Adversarial Training in Distillation of BERT

In the recent years, transformer-based language learning models like BERT have been one of the most popular architectures used in the research related to natural language processing.

Productionizing these models under constrained resources to allow for the low latency the internet demands requires model compression.

While model compression has been proven to perform with similar accuracy levels and with faster inference speeds , their robustness or lack thereof is usually overlooked.

In this project we look at how we can use adversarial training either before or after model compression to preserve the robustness of the BERT Models.

This paper evaluates the performance of various models built on the ideas of adversarial training and GAN BERT finetuned on SST-2 dataset. Further the experiments in this paper seek to find evidence on whether knowledege distillation preserves robustness in the student models.

1. GanBert Architecture, 2. TextAttack , 3. HuggingFace

We explore two basic strategies for building robust models that are immune to adversarial attacks - Adversarial training and GAN-Bert training.

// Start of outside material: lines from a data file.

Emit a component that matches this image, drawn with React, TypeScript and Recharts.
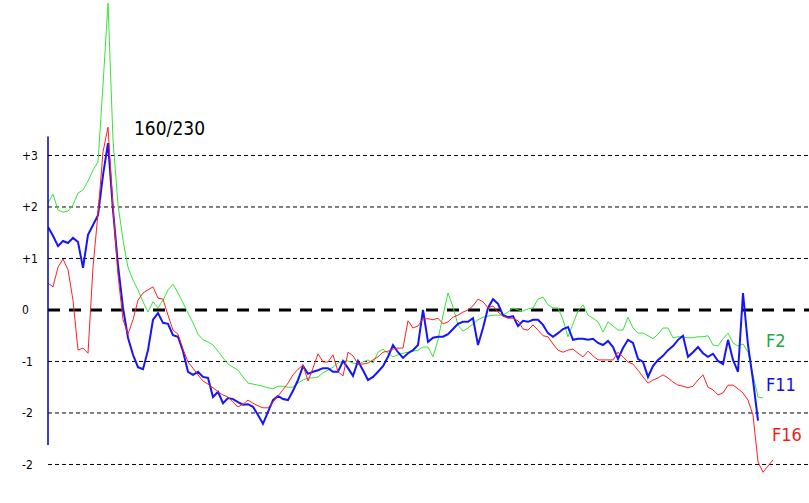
import React from "react";
import { LineChart, Line, XAxis, YAxis, ReferenceLine } from "recharts";

// sample positions along the x axis (one every step)
const samples = Array.from({ length: 146 }, (_, i) => i);

const f2 = [
  2.08, 2.25, 1.94, 1.9, 1.92, 2.04, 2.27, 2.33, 2.5, 2.72,
  2.87, 4.37, 5.96, 3.3, 2.04, 1.36, 0.83, 0.58, 0.39, 0.16,
  -0.04, 0.16, 0.04, 0.19, 0.39, 0.5, 0.33, 0.14, -0.06, -0.25,
  -0.47, -0.58, -0.62, -0.68, -0.8, -0.93, -1.05, -1.11, -1.17, -1.3,
  -1.42, -1.44, -1.46, -1.48, -1.51, -1.53, -1.48, -1.48, -1.5, -1.5,
  -1.42, -1.36, -1.32, -1.32, -1.3, -1.22, -1.17, -1.11, -1.03, -0.99,
  -0.99, -1.03, -1.05, -1.01, -0.97, -1.03, -0.82, -0.76, -0.84, -0.91,
  -0.87, -0.84, -0.82, -0.8, -0.78, -0.72, -0.72, -0.91, -0.58, -0.1,
  0.33, 0.06, -0.29, -0.41, -0.35, -0.27, -0.19, -0.14, -0.12, -0.1,
  -0.1, -0.1, -0.04, 0.04, 0.0, -0.02, 0.02, 0.04, 0.21, 0.25,
  0.1, 0.04, 0.04, -0.19, -0.52, -0.27, -0.02, 0.1, -0.1, -0.16,
  -0.23, -0.43, -0.23, -0.31, -0.39, -0.39, -0.14, -0.35, -0.45, -0.45,
  -0.5, -0.56, -0.47, -0.35, -0.35, -0.54, -0.52, -0.52, -0.54, -0.54,
  -0.52, -0.52, -0.5, -0.68, -0.7, -0.56, -0.45, -0.64, -0.7, -0.66,
  -0.82, -1.26, -1.69, -1.71, null, null,
];

const f11 = [
  1.61, 1.44, 1.24, 1.34, 1.3, 1.4, 1.32, 0.82, 1.46, 1.65,
  1.84, 2.62, 3.24, 1.94, 0.87, 0.04, -0.54, -0.87, -1.11, -1.15,
  -0.78, -0.19, -0.06, -0.25, -0.27, -0.49, -0.52, -0.8, -1.2, -1.26,
  -1.2, -1.3, -1.32, -1.69, -1.59, -1.81, -1.71, -1.73, -1.79, -1.84,
  -1.83, -1.88, -2.04, -2.21, -1.98, -1.75, -1.67, -1.73, -1.75, -1.57,
  -1.36, -1.09, -1.24, -1.2, -1.17, -1.13, -1.13, -1.2, -1.2, -0.99,
  -1.13, -1.28, -0.99, -1.17, -1.36, -1.3, -1.2, -1.09, -0.91, -0.68,
  -0.82, -0.93, -0.84, -0.78, -0.68, 0.0, -0.62, -0.54, -0.52, -0.52,
  -0.47, -0.37, -0.27, -0.23, -0.23, -0.16, -0.68, -0.35, 0.04, 0.21,
  0.12, -0.1, -0.14, -0.12, -0.31, -0.21, -0.23, -0.19, -0.19, -0.29,
  -0.45, -0.52, -0.45, -0.37, -0.33, -0.58, -0.56, -0.56, -0.58, -0.56,
  -0.64, -0.68, -0.6, -0.72, -0.95, -0.74, -0.58, -0.64, -0.95, -1.01,
  -1.3, -1.09, -0.97, -0.89, -0.78, -0.7, -0.58, -0.5, -0.91, -0.82,
  -0.72, -0.84, -0.91, -0.85, -0.99, -1.05, -0.58, -0.97, -1.2, 0.33,
  -0.68, -1.36, -2.15, null, null, null,
];

const f16 = [
  0.52, 0.45, 0.83, 0.99, 0.78, 0.19, -0.78, -0.74, -0.84, 0.83,
  1.88, 3.07, 3.55, 1.98, 0.68, -0.19, -0.47, -0.19, 0.19, 0.33,
  0.39, 0.45, 0.23, 0.21, -0.1, -0.39, -0.47, -0.76, -1.01, -1.13,
  -1.26, -1.38, -1.44, -1.51, -1.59, -1.65, -1.69, -1.79, -1.88, -1.83,
  -1.75, -1.81, -1.86, -1.9, -1.9, -1.79, -1.67, -1.55, -1.42, -1.26,
  -1.15, -1.07, -1.38, -1.13, -0.85, -1.01, -1.01, -0.87, -1.2, -1.28,
  -0.82, -0.89, -1.05, -1.05, -1.03, -0.97, -0.91, -0.82, -0.8, -0.76,
  -0.74, -0.74, -0.21, -0.35, -0.31, -0.17, -0.17, -0.19, -0.16, -0.27,
  -0.23, -0.14, -0.1, -0.04, 0.0, 0.08, 0.21, 0.16, 0.04, 0.08,
  -0.04, -0.12, -0.16, -0.16, -0.21, -0.37, -0.39, -0.29, -0.39, -0.5,
  -0.52, -0.66, -0.78, -0.82, -0.78, -0.76, -0.84, -0.91, -0.8, -0.89,
  -0.97, -0.97, -0.97, -0.97, -0.82, -0.91, -1.01, -1.05, -1.17, -1.3,
  -1.42, -1.36, -1.32, -1.26, -1.32, -1.4, -1.46, -1.48, -1.51, -1.48,
  -1.36, -1.26, -1.5, -1.55, -1.65, -1.61, -1.46, -1.46, -1.53, -1.61,
  -1.75, -2.04, -2.95, -3.15, -3.03, -2.91,
];

const yTicks = [3, 2, 1, 0, -1, -2, -3];
const yTickLabels = ["+3", "+2", "+1", "0", "-1", "-2", "-2"];
const dashedLevels = [3, 2, 1, -1, -2, -3];

const data = samples.map((x, i) => ({ x, f2: f2[i], f11: f11[i], f16: f16[i] }));

const FONT = "'DejaVu Sans Condensed', 'DejaVu Sans', sans-serif";

const YTick = (props: any) => {
  const { y, payload } = props;
  const label = yTickLabels[yTicks.indexOf(payload.value)];
  return (
    <text x={22} y={y} dy={4.5} textAnchor="start" fontSize={12} fontFamily={FONT} fill="#000">
      {label}
    </text>
  );
};

const App: React.FC = () => {
  return (
    <div style={{ position: "absolute", left: 0, top: 0, width: 809, height: 503, background: "#fff" }}>
      <LineChart width={809} height={503} data={data} margin={{ top: 0, right: 0, bottom: 0, left: 0 }}>
        <XAxis type="number" dataKey="x" domain={[0, 152.2]} hide allowDataOverflow />
        <YAxis
          type="number"
          width={48}
          domain={[-3.748, 6.019]}
          ticks={yTicks}
          allowDataOverflow
          axisLine={false}
          tickLine={false}
          tick={<YTick />}
        />
        {dashedLevels.map((v) => (
          <ReferenceLine key={v} y={v} stroke="#000" strokeWidth={1} strokeDasharray="4 3" />
        ))}
        <ReferenceLine y={0} stroke="#000" strokeWidth={3} strokeDasharray="12 9" />
        <Line type="linear" dataKey="f2" stroke="#33e633" strokeWidth={1} dot={false} isAnimationActive={false} />
        <Line type="linear" dataKey="f11" stroke="#1414ff" strokeWidth={2} dot={false} isAnimationActive={false} />
        <Line type="linear" dataKey="f16" stroke="#ff2020" strokeWidth={1} dot={false} isAnimationActive={false} />
        <ReferenceLine
          segment={[{ x: 0, y: 3.37 }, { x: 0, y: -2.62 }]}
          stroke="#0000b4"
          strokeWidth={1.5}
        />
      </LineChart>
      <svg
        width={809}
        height={503}
        style={{ position: "absolute", left: 0, top: 0, pointerEvents: "none" }}
        fontFamily={FONT}
      >
        <text x={134} y={135} fontSize={19} fill="#000">160/230</text>
        <text x={766} y={347} fontSize={18} fill="#1fa843">F2</text>
        <text x={766} y={391} fontSize={18} fill="#1010e6">F11</text>
        <text x={772} y={441} fontSize={18} fill="#ee1a1a">F16</text>
      </svg>
    </div>
  );
};

export default App;
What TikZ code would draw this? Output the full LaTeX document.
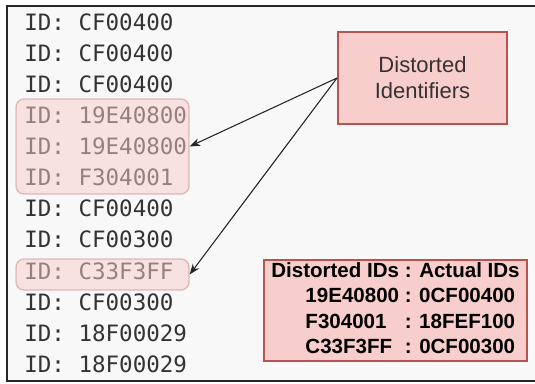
\documentclass[tikz,border=0pt]{standalone}
\usepackage{fontspec}
\setmainfont{Liberation Sans}
\newfontfamily\idmono{DejaVu Sans Mono}
\usetikzlibrary{arrows.meta,fit}
\definecolor{pinkfill}{HTML}{F8CECC}
\definecolor{pinkline}{HTML}{B85450}
\definecolor{framebg}{HTML}{F8F8F8}
\definecolor{idtext}{HTML}{333333}

\begin{document}
\begin{tikzpicture}[x=0.75pt, y=-0.75pt,
  idrow/.style={anchor=west, inner sep=0pt, text=idtext, font=\idmono\fontsize{16.9}{20}\selectfont},
  hlbox/.style={rounded corners=6pt, fill=pinkfill, fill opacity=0.5, draw=pinkline, draw opacity=0.35, line width=1pt, inner sep=0pt},
  redbox/.style={fill=pinkfill, draw=pinkline, line width=1.5pt},
  pointer/.style={draw=black!85, line width=0.8pt, -{Stealth[length=8pt,width=6pt]}}]
\useasboundingbox (0,0) rectangle (535,383);
\draw[line width=1.2pt, draw=black!85, fill=framebg] (7,6) rectangle (545,381);

% log lines
\foreach \id [count=\k] in {CF00400,CF00400,CF00400,19E40800,19E40800,F304001,CF00400,CF00300,C33F3FF,CF00300,18F00029,18F00029}
  \node[idrow] (row\k) at (24,{22+31.1*(\k-1)}) {ID: \id};

% marked lines
\node[hlbox, fit={(16,99) (189,194)}] (hl1) {};
\node[hlbox, fit={(16,259) (189,290)}] (hl2) {};

\node[redbox, minimum width=126.75pt, minimum height=69pt, align=center, text=idtext,
  font=\fontsize{16.5}{19.5}\selectfont] (distorted) at (422.5,78) {Distorted\\Identifiers};

\node[redbox, line width=1.1pt, minimum width=197.25pt, minimum height=75.75pt, inner sep=0pt,
  font=\bfseries\fontsize{15.4}{19}\selectfont] (actual) at (395.5,310.5) {%
  \begin{tabular}{@{}r@{ : }l@{}}
  Distorted IDs & Actual IDs\\
  19E40800 & 0CF00400\\
  \rlap{F304001}\hphantom{19E40800} & 18FEF100\\
  \rlap{C33F3FF}\hphantom{19E40800} & 0CF00300
  \end{tabular}};

\draw[pointer] (distorted.west) -- (hl1.east);
\draw[pointer] (distorted.west) -- (hl2.east);
%\draw[pointer] (distorted.west) -- (row9.east);
\end{tikzpicture}
\end{document}
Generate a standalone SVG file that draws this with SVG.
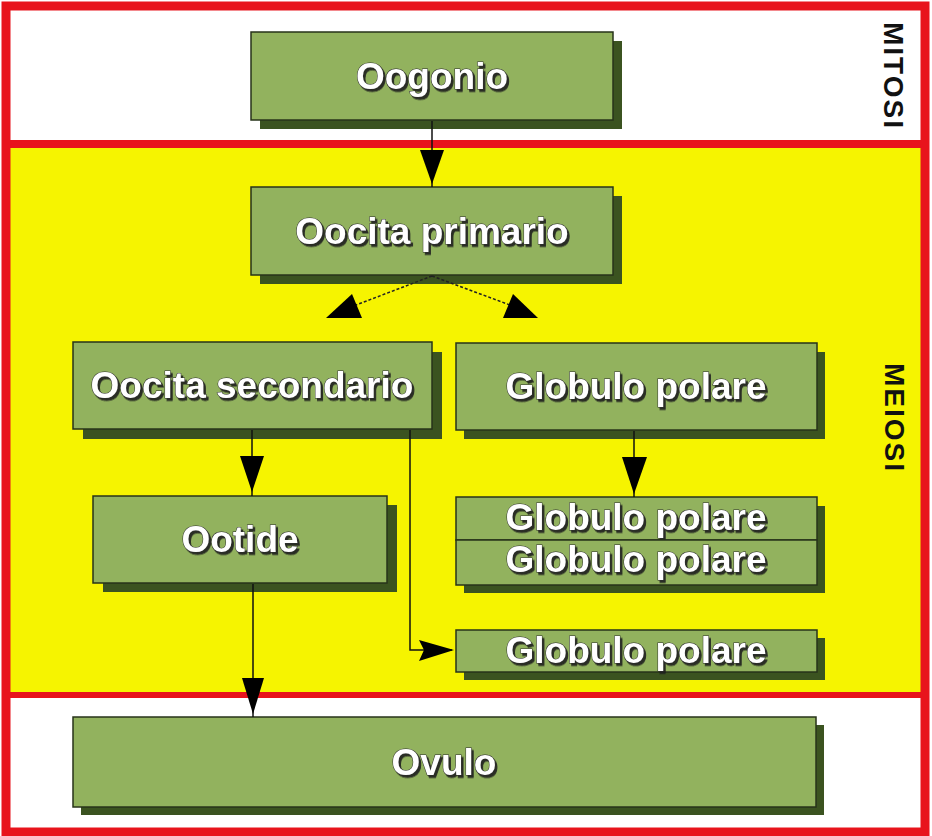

Adversarial training mainly involves the technique of data augmentation during the Fine-tuning step of the model while GAN Bert training involves self creation of perturbed examples that are included during the model training phase.

We performed Adversarial Data Augmentation using different Algorithms such as EmbeddingAugmenter , SynonymInsertionAugmenter , WordNetAugmenter. An example of adversarial data augmentation for the SST-2 datasets.

Adversarial Data Augmentation Example image.

Results

Model Performance :

We can clearly see that the Ganbert model is able to hold itself a lot better under Attack than the finetuneed-distilbert even with just 50% of the data having labels.

This is indicative of the SSL training aiding in creating a more robust embedding space.

Attack Performance:

We can see that the Textfooler context-based attack out-performs visual based attacks. We can also see that the Pruthi attack which uses a Greedy Search requires a lot more queries to get the adversarial example that fools the model over the other attack algorithms.

The other 3 algorithms use a Greedy-WIR search method wherein input gradients are calculated to find the most important word in a sentence.

Attack Performed on Distilled Model.

we can see that the student model performs very bad with respect to it teacher (gan-bert) and the parent distilbert from where the weights are copied.

We can see that even with half of the layers in student model , we can see that the original accuracy is very close to the teacher’s accuracy which maps with the work in DistilBert , but the drop in robustness is extremely high.

This follows our initial hypothesis that distillation does not carry robustness of the teacher onto the student and adversarial finetuning after model compression is extremely important in preserving robustness.